■ SUPPLIED INFORMATION:
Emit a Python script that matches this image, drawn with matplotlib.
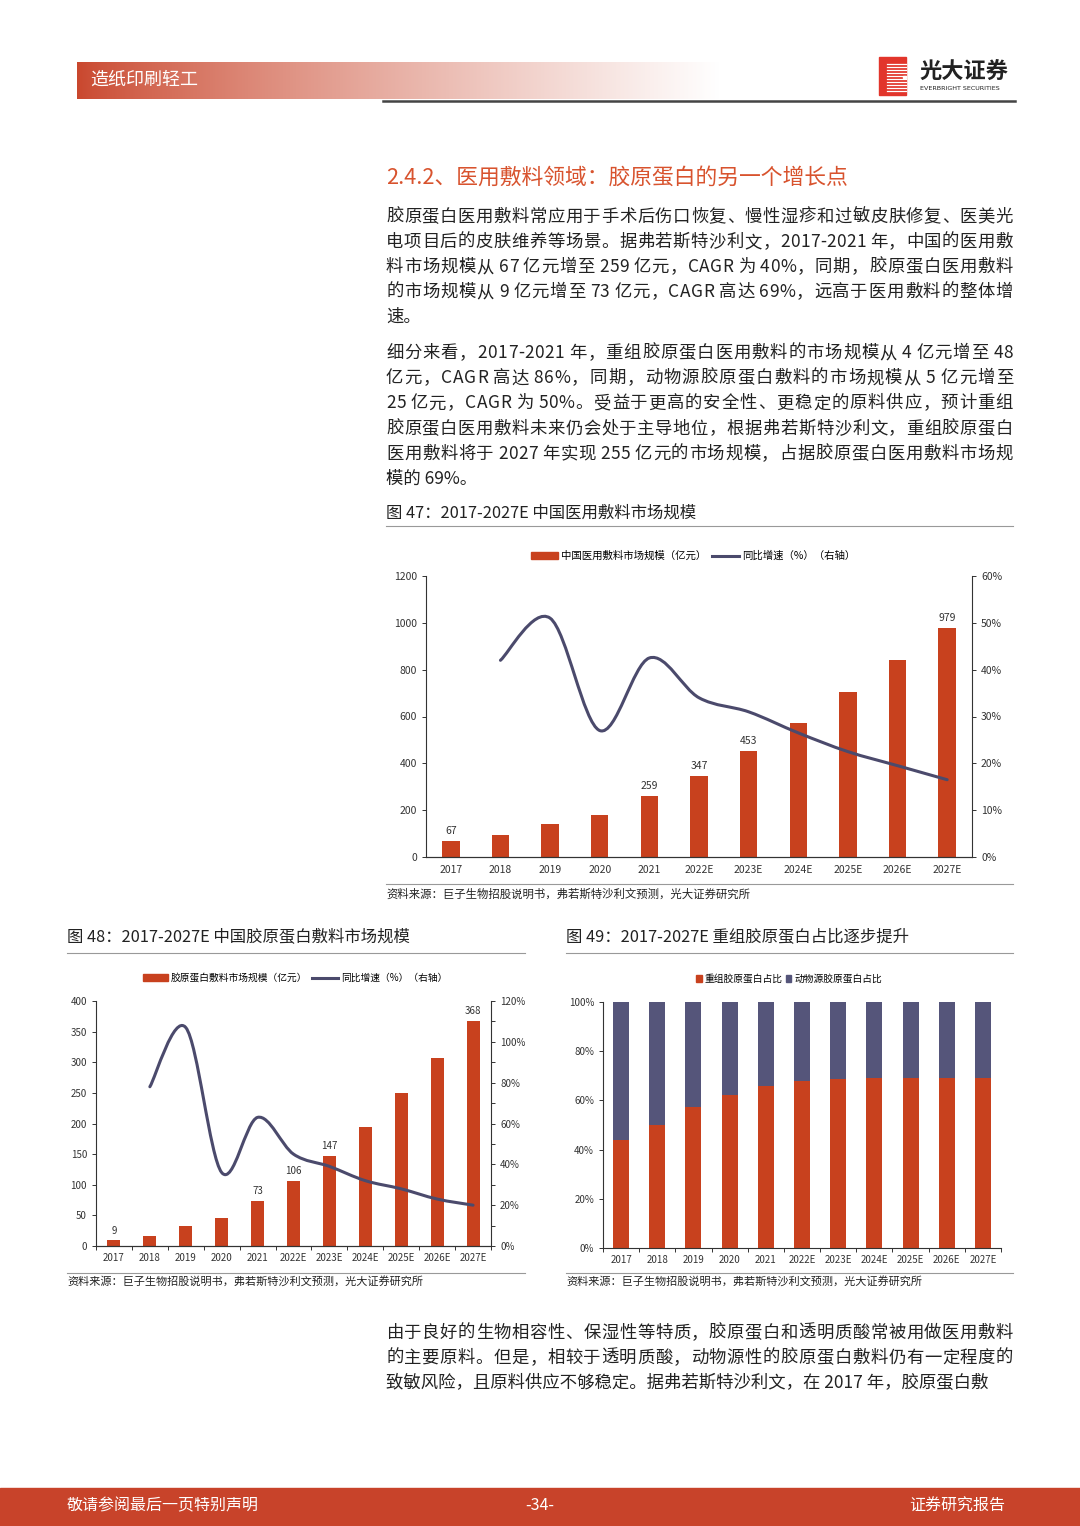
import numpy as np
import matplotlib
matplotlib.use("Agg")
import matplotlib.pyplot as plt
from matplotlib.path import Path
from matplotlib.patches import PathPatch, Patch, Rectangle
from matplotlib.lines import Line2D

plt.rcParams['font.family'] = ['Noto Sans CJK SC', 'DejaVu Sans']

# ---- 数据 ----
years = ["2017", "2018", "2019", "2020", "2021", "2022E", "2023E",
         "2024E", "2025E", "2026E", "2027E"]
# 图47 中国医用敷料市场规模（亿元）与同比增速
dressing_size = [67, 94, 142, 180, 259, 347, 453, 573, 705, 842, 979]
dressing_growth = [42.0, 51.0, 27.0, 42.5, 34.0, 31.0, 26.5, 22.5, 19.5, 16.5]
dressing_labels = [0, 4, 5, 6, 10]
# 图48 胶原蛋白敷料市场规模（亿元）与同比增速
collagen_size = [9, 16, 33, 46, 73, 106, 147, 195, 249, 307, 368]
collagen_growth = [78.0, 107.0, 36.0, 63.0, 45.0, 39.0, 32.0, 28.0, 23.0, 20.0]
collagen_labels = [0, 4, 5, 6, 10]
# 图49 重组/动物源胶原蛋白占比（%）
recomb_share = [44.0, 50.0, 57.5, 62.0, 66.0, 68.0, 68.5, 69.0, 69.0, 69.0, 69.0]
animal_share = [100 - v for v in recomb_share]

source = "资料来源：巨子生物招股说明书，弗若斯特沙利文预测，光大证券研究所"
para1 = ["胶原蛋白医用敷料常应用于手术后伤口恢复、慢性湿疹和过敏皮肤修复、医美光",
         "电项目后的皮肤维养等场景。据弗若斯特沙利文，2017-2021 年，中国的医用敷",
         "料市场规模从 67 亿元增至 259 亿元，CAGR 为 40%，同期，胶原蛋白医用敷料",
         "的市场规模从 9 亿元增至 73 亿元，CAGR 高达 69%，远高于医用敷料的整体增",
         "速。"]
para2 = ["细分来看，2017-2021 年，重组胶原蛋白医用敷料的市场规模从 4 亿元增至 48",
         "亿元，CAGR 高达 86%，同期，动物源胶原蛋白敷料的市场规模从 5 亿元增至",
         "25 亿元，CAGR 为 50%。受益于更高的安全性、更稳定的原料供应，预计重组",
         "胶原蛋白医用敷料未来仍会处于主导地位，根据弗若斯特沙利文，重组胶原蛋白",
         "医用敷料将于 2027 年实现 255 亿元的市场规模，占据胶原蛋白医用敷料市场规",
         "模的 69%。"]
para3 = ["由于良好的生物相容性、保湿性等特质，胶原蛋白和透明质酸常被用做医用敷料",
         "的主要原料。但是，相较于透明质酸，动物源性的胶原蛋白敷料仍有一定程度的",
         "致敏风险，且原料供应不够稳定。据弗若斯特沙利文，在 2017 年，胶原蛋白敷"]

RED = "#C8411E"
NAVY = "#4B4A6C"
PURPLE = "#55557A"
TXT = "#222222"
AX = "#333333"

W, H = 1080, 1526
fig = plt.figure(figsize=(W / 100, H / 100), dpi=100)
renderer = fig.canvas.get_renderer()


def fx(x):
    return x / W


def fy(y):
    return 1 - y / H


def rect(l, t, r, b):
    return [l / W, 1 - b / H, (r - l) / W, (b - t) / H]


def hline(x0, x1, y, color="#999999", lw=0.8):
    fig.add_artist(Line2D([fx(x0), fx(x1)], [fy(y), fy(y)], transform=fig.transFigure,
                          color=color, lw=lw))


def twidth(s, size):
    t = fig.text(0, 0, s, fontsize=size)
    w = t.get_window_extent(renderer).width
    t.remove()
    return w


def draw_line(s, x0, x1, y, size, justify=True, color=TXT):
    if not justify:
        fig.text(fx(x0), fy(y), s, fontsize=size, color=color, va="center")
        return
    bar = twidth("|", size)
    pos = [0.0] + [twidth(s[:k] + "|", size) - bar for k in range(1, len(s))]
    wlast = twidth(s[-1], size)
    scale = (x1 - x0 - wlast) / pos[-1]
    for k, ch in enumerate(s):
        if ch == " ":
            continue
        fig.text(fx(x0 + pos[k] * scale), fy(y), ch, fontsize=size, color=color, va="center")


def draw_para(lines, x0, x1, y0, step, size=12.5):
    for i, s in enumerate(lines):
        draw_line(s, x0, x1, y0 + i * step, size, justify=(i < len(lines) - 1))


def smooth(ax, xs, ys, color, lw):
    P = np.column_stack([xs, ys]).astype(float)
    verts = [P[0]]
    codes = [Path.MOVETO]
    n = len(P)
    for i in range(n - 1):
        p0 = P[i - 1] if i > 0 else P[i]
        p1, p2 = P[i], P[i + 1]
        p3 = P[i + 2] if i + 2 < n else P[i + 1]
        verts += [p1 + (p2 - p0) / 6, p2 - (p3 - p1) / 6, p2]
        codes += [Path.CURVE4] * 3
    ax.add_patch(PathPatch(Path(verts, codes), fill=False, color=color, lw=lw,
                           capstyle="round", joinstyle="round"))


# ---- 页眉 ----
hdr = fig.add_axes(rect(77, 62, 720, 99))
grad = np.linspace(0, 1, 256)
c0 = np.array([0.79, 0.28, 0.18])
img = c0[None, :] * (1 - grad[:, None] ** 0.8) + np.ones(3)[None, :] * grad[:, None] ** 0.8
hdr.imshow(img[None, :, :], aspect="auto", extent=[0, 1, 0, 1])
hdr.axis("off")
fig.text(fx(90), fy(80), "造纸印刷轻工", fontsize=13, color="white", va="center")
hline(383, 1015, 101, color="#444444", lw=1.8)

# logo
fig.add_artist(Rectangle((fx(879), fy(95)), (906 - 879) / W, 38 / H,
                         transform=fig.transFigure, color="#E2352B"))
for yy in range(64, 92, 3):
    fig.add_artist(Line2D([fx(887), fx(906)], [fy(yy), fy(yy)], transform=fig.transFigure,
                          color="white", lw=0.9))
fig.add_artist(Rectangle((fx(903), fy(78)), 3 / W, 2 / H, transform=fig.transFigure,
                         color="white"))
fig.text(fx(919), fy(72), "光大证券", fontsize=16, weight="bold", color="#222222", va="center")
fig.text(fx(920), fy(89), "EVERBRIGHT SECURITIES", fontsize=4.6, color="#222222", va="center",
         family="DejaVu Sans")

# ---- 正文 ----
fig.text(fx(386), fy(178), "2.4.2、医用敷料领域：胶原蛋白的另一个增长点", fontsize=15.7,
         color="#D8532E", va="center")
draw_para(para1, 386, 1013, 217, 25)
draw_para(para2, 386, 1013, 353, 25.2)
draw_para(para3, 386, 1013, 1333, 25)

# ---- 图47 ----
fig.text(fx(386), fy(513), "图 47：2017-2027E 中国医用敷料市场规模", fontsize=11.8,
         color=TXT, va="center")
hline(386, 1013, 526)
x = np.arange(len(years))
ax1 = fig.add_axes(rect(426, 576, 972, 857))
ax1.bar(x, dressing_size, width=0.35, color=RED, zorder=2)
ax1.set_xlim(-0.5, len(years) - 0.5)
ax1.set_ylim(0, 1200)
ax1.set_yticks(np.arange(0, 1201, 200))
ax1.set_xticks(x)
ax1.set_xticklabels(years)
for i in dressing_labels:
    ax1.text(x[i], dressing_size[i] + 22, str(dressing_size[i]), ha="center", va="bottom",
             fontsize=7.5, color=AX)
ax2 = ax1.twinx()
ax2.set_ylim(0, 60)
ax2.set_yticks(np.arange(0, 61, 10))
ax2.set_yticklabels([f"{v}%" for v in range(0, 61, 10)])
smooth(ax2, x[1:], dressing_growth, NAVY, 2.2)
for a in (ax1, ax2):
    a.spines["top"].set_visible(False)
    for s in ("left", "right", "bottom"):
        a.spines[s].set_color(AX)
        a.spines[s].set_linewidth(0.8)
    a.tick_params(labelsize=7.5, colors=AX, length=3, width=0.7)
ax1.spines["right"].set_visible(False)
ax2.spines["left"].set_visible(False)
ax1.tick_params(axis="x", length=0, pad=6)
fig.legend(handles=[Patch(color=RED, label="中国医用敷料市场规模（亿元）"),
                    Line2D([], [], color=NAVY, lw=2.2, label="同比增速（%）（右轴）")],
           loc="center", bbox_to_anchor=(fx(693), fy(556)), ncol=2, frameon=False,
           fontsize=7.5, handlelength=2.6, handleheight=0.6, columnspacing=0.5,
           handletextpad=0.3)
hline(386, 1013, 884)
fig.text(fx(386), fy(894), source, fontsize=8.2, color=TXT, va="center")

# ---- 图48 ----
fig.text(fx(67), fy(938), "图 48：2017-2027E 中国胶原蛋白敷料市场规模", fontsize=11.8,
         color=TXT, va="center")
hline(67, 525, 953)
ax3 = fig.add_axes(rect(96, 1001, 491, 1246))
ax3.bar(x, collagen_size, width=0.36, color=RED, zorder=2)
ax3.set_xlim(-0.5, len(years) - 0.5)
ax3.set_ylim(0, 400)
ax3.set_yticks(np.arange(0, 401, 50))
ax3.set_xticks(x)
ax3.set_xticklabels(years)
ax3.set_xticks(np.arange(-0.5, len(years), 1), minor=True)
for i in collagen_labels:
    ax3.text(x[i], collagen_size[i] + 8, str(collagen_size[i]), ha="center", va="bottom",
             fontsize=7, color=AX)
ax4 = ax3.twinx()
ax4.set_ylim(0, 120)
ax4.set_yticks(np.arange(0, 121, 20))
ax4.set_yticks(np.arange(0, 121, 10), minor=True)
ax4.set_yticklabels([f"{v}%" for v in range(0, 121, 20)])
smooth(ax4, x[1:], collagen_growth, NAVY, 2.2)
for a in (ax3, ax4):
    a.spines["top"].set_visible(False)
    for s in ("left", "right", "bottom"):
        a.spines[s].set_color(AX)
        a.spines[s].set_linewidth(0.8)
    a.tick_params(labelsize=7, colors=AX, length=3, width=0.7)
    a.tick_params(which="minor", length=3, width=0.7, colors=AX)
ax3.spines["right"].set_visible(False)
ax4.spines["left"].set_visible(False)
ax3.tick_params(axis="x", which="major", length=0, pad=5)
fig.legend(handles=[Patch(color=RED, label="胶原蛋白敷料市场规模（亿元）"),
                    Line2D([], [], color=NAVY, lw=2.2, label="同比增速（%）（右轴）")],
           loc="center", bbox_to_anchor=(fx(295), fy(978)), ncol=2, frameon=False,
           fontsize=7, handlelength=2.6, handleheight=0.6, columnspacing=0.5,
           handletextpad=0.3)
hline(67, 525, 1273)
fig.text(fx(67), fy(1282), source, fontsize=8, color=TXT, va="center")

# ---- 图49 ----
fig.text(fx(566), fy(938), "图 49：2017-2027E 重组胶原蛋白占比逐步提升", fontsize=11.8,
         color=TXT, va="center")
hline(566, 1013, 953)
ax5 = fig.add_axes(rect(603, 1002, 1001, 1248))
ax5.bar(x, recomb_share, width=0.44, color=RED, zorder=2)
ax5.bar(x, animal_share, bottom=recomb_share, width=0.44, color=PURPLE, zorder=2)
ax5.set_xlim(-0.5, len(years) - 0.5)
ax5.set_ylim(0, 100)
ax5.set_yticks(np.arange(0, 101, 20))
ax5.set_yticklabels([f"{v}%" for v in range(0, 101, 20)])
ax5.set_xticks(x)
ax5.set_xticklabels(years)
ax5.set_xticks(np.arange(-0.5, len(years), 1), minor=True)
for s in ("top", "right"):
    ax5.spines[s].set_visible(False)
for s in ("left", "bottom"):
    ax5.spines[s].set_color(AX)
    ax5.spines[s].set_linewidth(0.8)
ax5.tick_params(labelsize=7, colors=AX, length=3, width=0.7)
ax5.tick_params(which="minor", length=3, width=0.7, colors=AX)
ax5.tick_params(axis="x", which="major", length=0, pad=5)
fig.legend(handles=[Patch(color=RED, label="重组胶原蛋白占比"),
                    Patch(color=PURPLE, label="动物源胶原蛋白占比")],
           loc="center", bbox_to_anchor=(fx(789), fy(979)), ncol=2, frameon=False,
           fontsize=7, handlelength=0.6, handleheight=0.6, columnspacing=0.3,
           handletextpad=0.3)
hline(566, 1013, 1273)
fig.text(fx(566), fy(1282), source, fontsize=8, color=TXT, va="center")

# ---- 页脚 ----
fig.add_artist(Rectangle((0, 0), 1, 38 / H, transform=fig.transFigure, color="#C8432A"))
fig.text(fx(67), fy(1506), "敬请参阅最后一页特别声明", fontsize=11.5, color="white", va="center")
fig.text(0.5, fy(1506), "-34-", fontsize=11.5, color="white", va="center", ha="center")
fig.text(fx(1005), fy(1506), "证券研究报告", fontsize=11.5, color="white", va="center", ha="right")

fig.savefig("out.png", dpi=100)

■ STATED GOAL:
Repeat the lines exactly as they stand, from the opening line of the data through the line with "animal_share = [100". Pictures stay out of the copy.

■ SOLUTION TO THE PROBLEM:
Emit a Python script that matches this image, drawn with matplotlib.
import numpy as np
import matplotlib
matplotlib.use("Agg")
import matplotlib.pyplot as plt
from matplotlib.path import Path
from matplotlib.patches import PathPatch, Patch, Rectangle
from matplotlib.lines import Line2D

plt.rcParams['font.family'] = ['Noto Sans CJK SC', 'DejaVu Sans']

# ---- 数据 ----
years = ["2017", "2018", "2019", "2020", "2021", "2022E", "2023E",
         "2024E", "2025E", "2026E", "2027E"]
# 图47 中国医用敷料市场规模（亿元）与同比增速
dressing_size = [67, 94, 142, 180, 259, 347, 453, 573, 705, 842, 979]
dressing_growth = [42.0, 51.0, 27.0, 42.5, 34.0, 31.0, 26.5, 22.5, 19.5, 16.5]
dressing_labels = [0, 4, 5, 6, 10]
# 图48 胶原蛋白敷料市场规模（亿元）与同比增速
collagen_size = [9, 16, 33, 46, 73, 106, 147, 195, 249, 307, 368]
collagen_growth = [78.0, 107.0, 36.0, 63.0, 45.0, 39.0, 32.0, 28.0, 23.0, 20.0]
collagen_labels = [0, 4, 5, 6, 10]
# 图49 重组/动物源胶原蛋白占比（%）
recomb_share = [44.0, 50.0, 57.5, 62.0, 66.0, 68.0, 68.5, 69.0, 69.0, 69.0, 69.0]
animal_share = [100 - v for v in recomb_share]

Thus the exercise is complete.